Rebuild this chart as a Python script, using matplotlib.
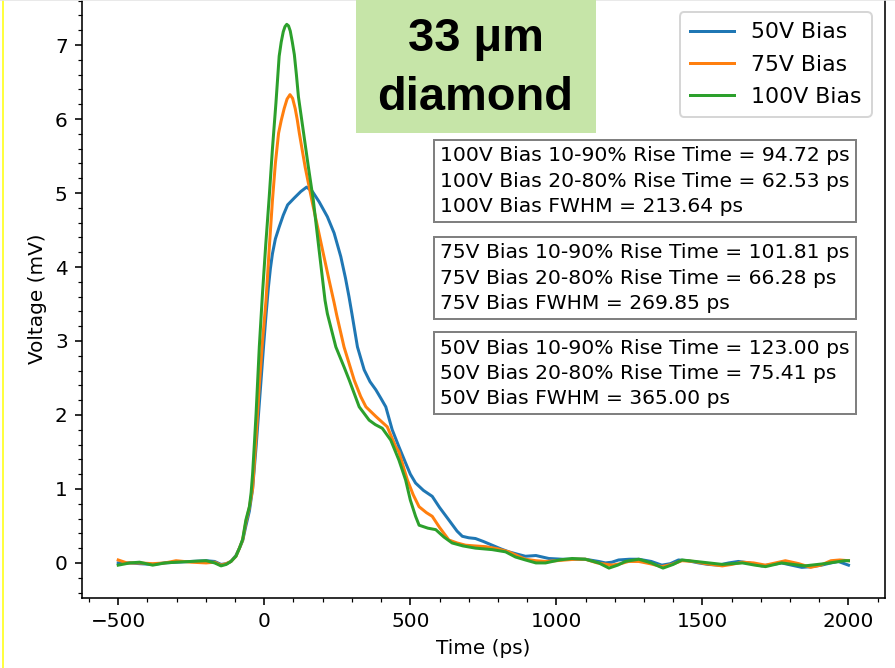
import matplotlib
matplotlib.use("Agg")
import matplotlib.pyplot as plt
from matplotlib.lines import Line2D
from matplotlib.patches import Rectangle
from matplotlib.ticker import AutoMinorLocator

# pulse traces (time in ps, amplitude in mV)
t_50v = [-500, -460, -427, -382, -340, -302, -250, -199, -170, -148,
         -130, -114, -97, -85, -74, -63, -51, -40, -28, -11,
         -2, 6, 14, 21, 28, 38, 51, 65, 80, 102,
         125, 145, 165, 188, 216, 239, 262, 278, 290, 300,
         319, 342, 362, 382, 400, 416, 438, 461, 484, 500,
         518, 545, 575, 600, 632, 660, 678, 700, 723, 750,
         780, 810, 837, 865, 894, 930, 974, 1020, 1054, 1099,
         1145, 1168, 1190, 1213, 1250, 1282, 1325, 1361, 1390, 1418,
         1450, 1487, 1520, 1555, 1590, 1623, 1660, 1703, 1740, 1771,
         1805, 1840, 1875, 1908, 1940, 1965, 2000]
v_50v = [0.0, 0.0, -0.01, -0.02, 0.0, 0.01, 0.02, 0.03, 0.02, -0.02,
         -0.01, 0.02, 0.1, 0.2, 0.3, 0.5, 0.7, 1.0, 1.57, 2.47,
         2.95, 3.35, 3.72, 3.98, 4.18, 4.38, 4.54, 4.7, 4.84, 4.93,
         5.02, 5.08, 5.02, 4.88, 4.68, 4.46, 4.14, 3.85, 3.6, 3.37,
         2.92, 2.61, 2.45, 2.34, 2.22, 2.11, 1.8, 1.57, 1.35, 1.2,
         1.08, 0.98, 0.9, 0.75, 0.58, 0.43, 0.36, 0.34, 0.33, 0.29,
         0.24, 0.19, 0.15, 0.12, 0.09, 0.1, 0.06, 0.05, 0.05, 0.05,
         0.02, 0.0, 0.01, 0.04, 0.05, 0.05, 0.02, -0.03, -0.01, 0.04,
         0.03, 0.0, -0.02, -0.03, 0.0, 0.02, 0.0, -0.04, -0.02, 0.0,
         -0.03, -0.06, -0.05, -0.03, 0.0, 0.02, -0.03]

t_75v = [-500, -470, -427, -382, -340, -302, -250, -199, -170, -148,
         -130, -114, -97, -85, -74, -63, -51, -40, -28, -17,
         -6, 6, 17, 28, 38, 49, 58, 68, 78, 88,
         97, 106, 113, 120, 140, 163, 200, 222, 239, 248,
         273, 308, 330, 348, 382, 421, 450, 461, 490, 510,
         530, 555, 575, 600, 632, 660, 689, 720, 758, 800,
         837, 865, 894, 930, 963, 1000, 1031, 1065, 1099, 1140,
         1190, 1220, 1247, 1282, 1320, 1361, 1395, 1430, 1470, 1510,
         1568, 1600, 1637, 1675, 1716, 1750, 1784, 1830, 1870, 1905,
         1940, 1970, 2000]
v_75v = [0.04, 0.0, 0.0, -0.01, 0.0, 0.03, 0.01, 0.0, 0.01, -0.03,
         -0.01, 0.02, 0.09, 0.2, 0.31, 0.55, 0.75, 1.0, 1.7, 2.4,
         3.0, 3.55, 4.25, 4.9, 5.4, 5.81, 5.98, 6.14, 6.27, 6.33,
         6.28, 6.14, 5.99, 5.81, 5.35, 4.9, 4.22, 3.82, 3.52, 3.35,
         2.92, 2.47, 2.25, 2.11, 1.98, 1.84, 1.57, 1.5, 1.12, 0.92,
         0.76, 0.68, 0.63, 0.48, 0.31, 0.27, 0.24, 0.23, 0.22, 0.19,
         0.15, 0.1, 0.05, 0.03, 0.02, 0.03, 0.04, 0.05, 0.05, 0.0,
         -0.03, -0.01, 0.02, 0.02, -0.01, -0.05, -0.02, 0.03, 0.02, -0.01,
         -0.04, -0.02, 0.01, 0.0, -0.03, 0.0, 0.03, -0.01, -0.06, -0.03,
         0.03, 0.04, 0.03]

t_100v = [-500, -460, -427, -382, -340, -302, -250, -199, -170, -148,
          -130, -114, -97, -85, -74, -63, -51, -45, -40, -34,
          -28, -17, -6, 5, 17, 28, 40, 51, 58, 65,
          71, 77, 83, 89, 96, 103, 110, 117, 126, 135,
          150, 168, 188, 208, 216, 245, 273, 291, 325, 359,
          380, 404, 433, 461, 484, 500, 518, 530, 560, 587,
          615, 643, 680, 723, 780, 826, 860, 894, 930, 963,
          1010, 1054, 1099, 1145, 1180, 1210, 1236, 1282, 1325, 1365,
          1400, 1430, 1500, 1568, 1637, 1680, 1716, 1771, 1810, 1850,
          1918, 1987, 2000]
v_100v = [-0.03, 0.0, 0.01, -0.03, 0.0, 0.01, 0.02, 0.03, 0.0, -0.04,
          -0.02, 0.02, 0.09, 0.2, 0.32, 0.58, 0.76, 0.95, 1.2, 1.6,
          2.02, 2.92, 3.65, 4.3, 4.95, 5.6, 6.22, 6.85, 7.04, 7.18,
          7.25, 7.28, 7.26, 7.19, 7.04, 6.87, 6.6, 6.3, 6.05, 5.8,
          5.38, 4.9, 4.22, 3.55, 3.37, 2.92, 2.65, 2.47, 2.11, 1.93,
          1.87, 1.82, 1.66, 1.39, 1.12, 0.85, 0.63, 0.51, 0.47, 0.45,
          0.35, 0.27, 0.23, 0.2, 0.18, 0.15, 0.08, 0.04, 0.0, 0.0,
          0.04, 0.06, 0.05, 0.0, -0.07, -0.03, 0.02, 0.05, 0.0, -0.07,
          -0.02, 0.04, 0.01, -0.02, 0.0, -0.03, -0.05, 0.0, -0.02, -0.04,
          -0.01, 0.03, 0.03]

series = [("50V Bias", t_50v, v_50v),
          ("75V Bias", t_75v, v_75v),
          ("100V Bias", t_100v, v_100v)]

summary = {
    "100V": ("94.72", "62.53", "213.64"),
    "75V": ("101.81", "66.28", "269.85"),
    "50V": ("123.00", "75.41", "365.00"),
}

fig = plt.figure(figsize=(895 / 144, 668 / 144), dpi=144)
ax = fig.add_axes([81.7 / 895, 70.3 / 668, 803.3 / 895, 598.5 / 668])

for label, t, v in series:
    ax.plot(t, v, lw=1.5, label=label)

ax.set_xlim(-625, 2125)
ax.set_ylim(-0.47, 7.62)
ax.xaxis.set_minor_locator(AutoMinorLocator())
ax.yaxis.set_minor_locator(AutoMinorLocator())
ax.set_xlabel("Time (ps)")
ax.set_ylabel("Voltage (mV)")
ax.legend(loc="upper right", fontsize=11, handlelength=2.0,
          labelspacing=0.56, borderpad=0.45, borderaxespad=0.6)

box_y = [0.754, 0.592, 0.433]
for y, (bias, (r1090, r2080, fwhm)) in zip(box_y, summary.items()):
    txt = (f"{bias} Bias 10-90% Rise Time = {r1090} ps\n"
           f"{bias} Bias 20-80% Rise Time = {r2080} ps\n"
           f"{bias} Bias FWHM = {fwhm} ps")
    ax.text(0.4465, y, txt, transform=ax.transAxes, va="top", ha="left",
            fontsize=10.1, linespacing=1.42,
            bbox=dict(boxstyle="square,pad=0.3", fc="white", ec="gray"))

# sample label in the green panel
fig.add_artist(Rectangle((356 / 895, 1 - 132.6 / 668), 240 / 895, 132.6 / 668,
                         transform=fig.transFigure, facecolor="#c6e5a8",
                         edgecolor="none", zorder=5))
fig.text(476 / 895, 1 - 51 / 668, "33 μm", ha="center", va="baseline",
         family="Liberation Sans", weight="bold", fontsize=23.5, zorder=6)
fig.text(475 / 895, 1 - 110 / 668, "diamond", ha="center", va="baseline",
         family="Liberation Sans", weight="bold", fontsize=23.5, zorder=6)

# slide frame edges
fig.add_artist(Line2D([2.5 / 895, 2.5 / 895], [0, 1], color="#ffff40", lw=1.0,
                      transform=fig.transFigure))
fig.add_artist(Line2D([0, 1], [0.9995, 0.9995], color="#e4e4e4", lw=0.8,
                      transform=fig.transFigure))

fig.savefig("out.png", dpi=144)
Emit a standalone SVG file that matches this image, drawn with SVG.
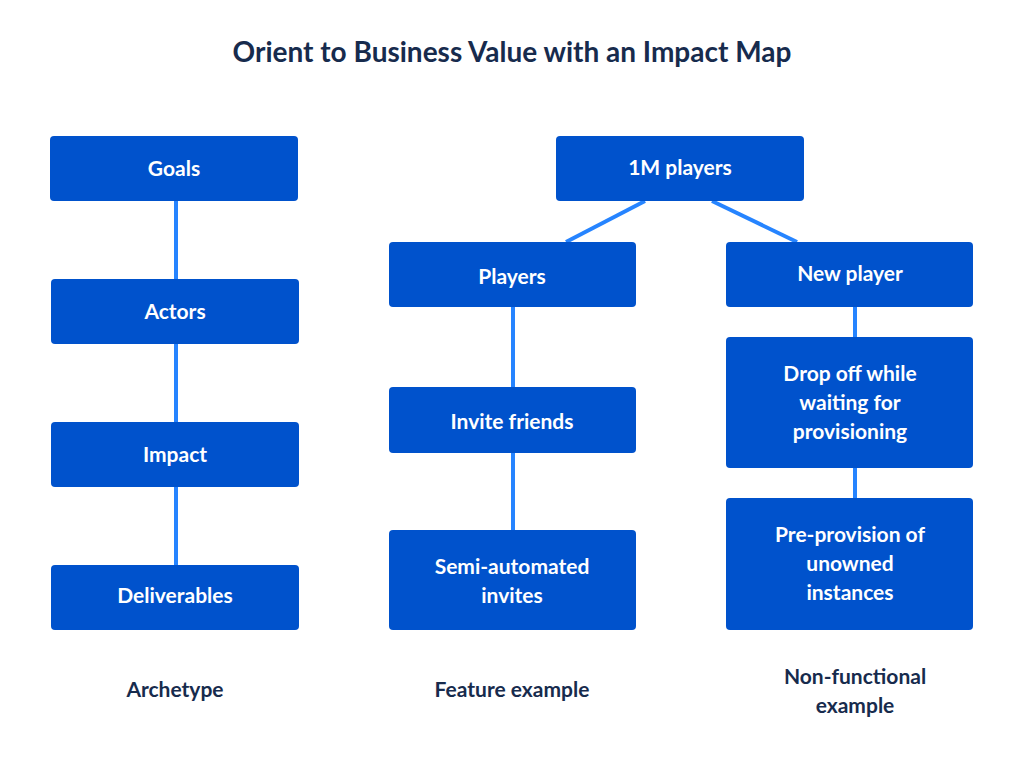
● ● ● ● ● ● ●
Problem to solve
The images in the entries above should be left out; please reproduce exactly the lines from the first through the one containing "from matplotlib.ticker import".

The answer
Rebuild this chart as a Python script, using matplotlib.
import matplotlib
matplotlib.use("Agg")
import matplotlib.pyplot as plt
from matplotlib.lines import Line2D
from matplotlib.patches import Rectangle
from matplotlib.ticker import AutoMinorLocator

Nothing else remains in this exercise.